You’d think that the Syracuse Orange would look better after having a bye week to prepare for a Louisville Cardinals team that was equally struggling.
Boy, was that far from the case.
The Orange offense looked anemic as the Cardinals won 30-0 under the lights in Louisville on Friday. Syracuse was shut out for the first time since 2016 when the Orange lost to Clemson 54-0.
“Obviously I’m extremely disappointed,” said Dino Babers. “But I’m also encouraged about what can happen down the road, and I have to keep that positive attitude going. We’re going to continue to work hard for the rest of this season and the start of next season to make sure that we can swing this thing back around.”
Syracuse’s offense took a drastic step backwards against Louisville. While JaCobian Morgan showed signs of a true freshman quarterback getting thrown into the frying pan too early, the offensive line didn’t help the cause. The pocket collapsed far too quickly for Morgan to feel comfortable as he was forced to make early throws. Morgan was sacked three times in the loss as the Orange signal caller struggled to move the ball downfield.
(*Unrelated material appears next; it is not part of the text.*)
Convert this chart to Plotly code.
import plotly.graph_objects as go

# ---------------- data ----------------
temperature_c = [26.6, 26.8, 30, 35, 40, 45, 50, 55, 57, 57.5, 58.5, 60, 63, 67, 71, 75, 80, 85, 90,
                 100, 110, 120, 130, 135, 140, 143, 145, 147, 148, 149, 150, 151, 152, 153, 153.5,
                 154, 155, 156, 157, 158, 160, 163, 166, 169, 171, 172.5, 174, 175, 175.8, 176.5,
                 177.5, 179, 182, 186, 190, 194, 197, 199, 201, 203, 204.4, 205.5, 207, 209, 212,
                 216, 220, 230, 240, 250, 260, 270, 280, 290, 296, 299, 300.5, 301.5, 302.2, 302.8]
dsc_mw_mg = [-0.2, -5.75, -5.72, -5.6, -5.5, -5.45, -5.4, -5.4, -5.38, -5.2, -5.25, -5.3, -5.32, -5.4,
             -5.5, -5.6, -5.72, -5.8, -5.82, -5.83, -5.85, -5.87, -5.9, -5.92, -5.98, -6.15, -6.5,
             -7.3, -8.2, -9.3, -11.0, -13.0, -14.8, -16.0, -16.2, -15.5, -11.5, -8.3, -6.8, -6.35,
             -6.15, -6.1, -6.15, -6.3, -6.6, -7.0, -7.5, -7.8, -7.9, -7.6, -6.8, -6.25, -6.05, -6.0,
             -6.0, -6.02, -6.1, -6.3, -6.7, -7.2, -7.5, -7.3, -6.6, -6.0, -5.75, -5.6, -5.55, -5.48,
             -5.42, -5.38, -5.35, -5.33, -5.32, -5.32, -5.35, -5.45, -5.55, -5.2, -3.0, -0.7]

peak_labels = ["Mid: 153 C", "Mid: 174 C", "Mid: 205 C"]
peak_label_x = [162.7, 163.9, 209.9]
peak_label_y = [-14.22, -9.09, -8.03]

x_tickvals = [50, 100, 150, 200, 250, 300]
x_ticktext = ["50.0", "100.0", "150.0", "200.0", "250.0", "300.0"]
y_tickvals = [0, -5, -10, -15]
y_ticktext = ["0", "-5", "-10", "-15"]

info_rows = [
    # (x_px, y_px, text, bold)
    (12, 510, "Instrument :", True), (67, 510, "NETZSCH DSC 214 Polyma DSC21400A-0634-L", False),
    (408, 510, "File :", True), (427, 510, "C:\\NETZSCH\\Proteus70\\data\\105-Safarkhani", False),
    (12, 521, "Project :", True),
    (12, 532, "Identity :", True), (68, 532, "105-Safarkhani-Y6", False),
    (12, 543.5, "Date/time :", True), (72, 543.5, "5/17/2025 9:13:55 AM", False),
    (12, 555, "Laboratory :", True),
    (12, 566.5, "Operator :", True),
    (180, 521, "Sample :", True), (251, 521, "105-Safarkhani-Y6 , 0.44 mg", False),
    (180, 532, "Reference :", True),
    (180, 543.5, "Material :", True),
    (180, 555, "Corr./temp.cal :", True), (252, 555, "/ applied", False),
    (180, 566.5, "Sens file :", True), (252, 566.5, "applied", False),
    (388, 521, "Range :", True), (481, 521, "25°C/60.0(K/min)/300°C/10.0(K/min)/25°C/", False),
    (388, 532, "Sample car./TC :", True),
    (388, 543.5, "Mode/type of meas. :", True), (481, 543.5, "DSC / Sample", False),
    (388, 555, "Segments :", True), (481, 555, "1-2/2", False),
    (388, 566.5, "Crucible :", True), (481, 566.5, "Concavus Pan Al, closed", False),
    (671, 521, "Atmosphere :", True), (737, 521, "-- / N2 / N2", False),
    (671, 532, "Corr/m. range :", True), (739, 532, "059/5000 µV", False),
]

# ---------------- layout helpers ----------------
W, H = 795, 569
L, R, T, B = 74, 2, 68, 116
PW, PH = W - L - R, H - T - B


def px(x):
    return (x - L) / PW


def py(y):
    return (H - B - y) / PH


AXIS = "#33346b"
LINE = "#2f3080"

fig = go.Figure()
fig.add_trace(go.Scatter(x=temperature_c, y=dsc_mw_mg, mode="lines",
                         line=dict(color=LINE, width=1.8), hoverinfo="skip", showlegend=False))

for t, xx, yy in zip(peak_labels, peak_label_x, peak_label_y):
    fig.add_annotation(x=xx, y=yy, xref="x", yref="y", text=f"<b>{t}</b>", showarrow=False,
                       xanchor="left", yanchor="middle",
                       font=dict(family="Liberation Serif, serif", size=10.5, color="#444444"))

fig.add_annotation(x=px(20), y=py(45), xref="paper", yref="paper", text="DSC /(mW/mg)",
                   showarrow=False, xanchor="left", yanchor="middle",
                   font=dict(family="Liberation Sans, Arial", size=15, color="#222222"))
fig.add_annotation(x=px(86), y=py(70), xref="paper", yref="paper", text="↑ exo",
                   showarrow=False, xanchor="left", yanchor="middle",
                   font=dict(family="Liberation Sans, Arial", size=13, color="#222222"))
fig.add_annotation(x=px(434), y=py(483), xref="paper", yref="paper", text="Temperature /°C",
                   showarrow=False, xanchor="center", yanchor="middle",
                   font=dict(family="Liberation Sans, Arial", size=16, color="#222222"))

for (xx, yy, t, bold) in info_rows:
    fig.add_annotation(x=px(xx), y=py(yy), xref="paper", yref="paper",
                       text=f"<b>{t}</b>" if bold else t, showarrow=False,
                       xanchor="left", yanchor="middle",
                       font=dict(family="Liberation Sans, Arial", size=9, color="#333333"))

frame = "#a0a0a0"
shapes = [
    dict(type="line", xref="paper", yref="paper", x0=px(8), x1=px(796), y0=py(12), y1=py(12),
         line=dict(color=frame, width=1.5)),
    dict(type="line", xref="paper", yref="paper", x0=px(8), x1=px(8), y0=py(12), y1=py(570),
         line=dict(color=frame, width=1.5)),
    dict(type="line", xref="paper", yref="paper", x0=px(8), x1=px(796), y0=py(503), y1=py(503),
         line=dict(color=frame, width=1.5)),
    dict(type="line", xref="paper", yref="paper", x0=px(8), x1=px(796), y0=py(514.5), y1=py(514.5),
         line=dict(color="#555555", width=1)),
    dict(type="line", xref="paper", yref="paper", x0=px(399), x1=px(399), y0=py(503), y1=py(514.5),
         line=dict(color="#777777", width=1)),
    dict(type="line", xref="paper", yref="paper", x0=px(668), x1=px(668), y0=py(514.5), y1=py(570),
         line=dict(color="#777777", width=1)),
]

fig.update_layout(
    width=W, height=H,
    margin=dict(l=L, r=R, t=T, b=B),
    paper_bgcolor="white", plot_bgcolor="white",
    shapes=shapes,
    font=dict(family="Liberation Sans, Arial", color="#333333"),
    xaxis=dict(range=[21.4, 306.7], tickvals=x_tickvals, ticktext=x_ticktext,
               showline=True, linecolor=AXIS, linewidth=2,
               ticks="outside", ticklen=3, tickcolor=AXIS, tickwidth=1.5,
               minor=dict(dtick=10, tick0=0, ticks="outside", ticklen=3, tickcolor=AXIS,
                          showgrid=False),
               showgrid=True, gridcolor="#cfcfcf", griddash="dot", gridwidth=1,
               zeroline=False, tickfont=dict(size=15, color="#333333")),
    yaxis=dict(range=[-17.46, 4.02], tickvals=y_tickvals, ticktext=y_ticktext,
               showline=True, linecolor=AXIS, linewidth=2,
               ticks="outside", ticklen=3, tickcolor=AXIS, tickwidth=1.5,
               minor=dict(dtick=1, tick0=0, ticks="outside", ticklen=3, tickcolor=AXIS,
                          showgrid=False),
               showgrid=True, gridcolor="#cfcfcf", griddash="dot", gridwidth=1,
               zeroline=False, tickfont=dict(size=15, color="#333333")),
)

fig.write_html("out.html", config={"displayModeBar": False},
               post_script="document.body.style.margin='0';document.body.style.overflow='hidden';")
Morgan also took three sacks against the Cardinals, and his third one was the worst. Yasir Abdullah easily bullied his way past Airon Servais and popped Morgan hard, forcing the football loss. The freshman hit the ground hard as a result and was taken out for the rest of the game.
There’s honestly no excuse for the performance of the offensive line during Friday’s game. They didn’t look capable at all of keeping the Louisville pressure away from Morgan. Keep in mind the Cardinals ranked 11th in the ACC in sacks with 17. Morgan seemed rattled from the get-go at the amount of red jerseys that were in his face seemingly every play.
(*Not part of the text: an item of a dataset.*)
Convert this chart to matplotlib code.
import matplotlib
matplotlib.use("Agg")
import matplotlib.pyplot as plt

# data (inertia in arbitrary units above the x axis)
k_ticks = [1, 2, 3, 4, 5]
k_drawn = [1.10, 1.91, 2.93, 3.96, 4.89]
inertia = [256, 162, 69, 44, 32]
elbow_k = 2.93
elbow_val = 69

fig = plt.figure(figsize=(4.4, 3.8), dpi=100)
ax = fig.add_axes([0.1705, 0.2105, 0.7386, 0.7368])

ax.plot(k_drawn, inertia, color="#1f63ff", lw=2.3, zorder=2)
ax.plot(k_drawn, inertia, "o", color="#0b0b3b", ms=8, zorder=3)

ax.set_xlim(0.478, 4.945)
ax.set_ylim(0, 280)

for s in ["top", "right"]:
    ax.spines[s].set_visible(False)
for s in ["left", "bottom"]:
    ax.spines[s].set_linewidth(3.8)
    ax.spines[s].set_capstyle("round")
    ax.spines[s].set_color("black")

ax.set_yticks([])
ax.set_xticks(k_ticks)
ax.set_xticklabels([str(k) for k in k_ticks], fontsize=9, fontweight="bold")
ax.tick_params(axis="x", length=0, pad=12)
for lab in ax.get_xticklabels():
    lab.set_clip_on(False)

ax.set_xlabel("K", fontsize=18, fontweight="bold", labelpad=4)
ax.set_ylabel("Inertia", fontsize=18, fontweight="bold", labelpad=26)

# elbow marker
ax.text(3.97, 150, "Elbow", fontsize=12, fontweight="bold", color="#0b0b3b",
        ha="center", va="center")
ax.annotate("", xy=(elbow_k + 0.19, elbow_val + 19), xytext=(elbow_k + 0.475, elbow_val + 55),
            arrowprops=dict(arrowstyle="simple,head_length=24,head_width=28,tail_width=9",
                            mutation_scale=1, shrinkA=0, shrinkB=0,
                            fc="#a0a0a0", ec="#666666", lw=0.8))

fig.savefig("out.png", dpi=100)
The story of this game should’ve been turnovers, as there were costly ones on both sides of the ball. The Orange defense continued its trend of forcing turnovers, albeit against a Louisville team that was one of the worst at protecting the ball. Two picks from the stellar cornerback duo of Ifeatu Melifonwu and Garrett Williams along with a forced fumble from Mikel Jones should’ve given the Orange excellent momentum to march down the field on offense.
What a play by Garrett Williams! #OITNF (@garrettismynam3) pic.twitter.com/vobCSKDoFt— ACC Digital Network (@theACCDN) November 21, 2020
But Syracuse also turned the ball over three times to ruin any chance of clawing its way into the game. Taj Harris let a pass slip through his arms for an easy interception while Nykeim Johnson and Aaron Hackett had fumbles on the kickoff. It didn’t feel like there were many chances for Syracuse to capitalize on, even with the three caused turnovers by the Orange defense.
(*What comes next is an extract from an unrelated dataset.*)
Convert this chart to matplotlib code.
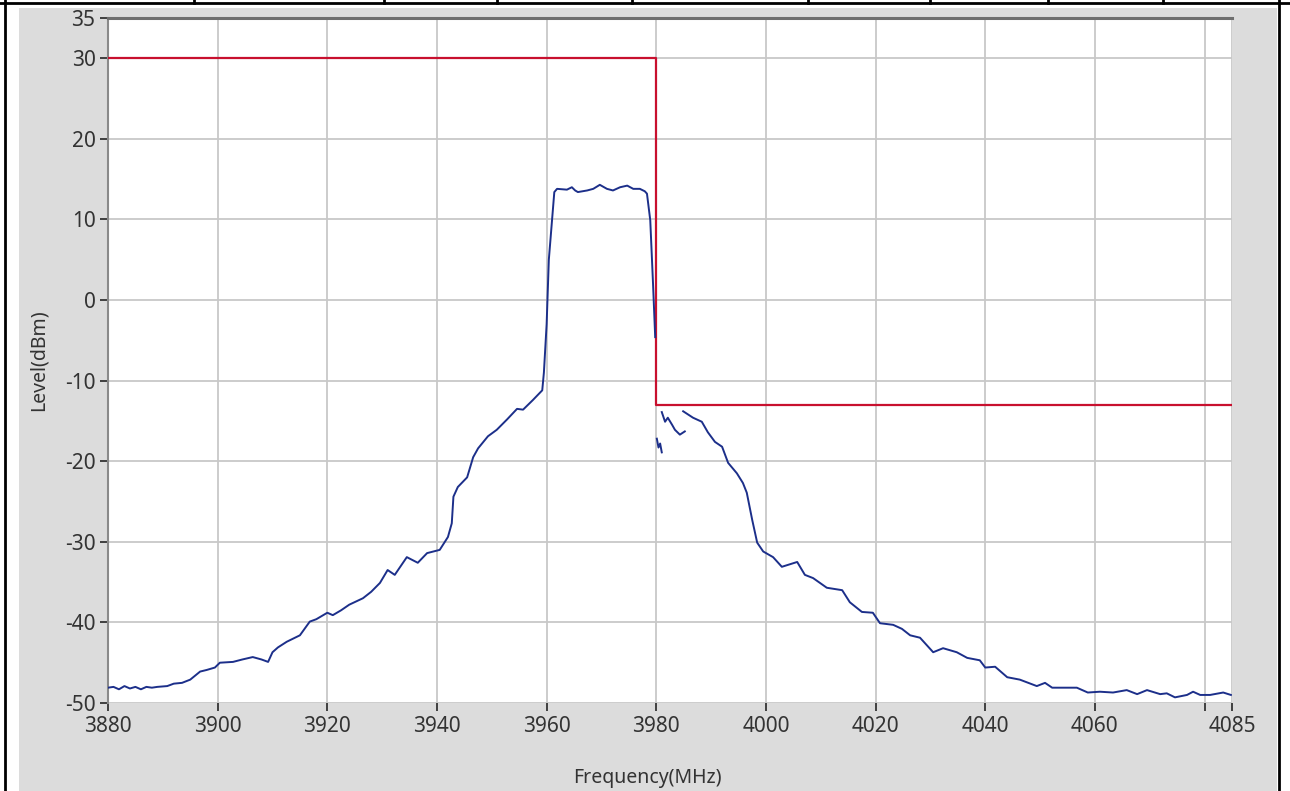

The lone bright spot in the Orange offense comes from Sean Tucker, who had another excellent game on the ground. The freshman carried the ball 16 times for 93 yards, an average of 5.8 yards per carry. While his offensive stats on paper are impressive, he unfortunately needs to help with blocking as well, and some of his missed assignments in pass protection aiding the Louisville pressure to disrupt Morgan throughout the game.
That’s not to say that Morgan wasn’t flawless. He overthrew a couple of easy balls and his scramble movement wasn’t as calm as it looked against Boston College. More often than not Morgan escaped and scrambled to the short side of the field, which didn’t leave him much time to find an open receiver.
With the offense struggling, the depleted and young Orange defense did what it could to hold the Cardinals at bay. Despite some tackling issues, Syracuse did well to only limit the Cardinals to three yards per carry. Even though Malik Cunningham did have 219 yards through the air, including a touchdown to Tutu Atwell, the Louisville signal caller didn’t seem to be too much of a threat to the Orange secondary, much like most of the quarterbacks Syracuse has faced this season.
“I think the defense played extremely well,” said Babers. “I thought the way they played and the way they handled this offense based off of what we gave up last year to this offense (a 56-34 Orange loss), I thought the defense played well.”
There are still some noticeable issues as well on defense that are common themes throughout the season. Tackling remains a problem, especially on run defense, which allows ball carriers to gain an extra two to three yards. The young linebacker and safety unit also means that Syracuse’s zone coverage over the middle of the field remains extremely weak.
However, the defense did what it could to keep Syracuse in the game. The offensive inefficiencies are worrying. The Orange only converted one third down in ten attempts, and that came on the very last play of the game. Syracuse ran 38 less plays than Louisville and held the ball for over 23 and a half minutes less than the Cardinals. That equates to just under 300 more yards of total offense for Louisville in Friday’s game.
For once, it’s relatively easy to identify where Syracuse’s offensive problems lie - the offensive line. At this point, there is no way that any Orange quarterback will feel comfortable in the shotgun unless the offensive line sees a massive amount of improvement. That means that the football will most likely not move when held by Syracuse until the protection shows massive improvement.
It’s hard to expect anything else for the Orange offensively until the offensive line problems are fixed.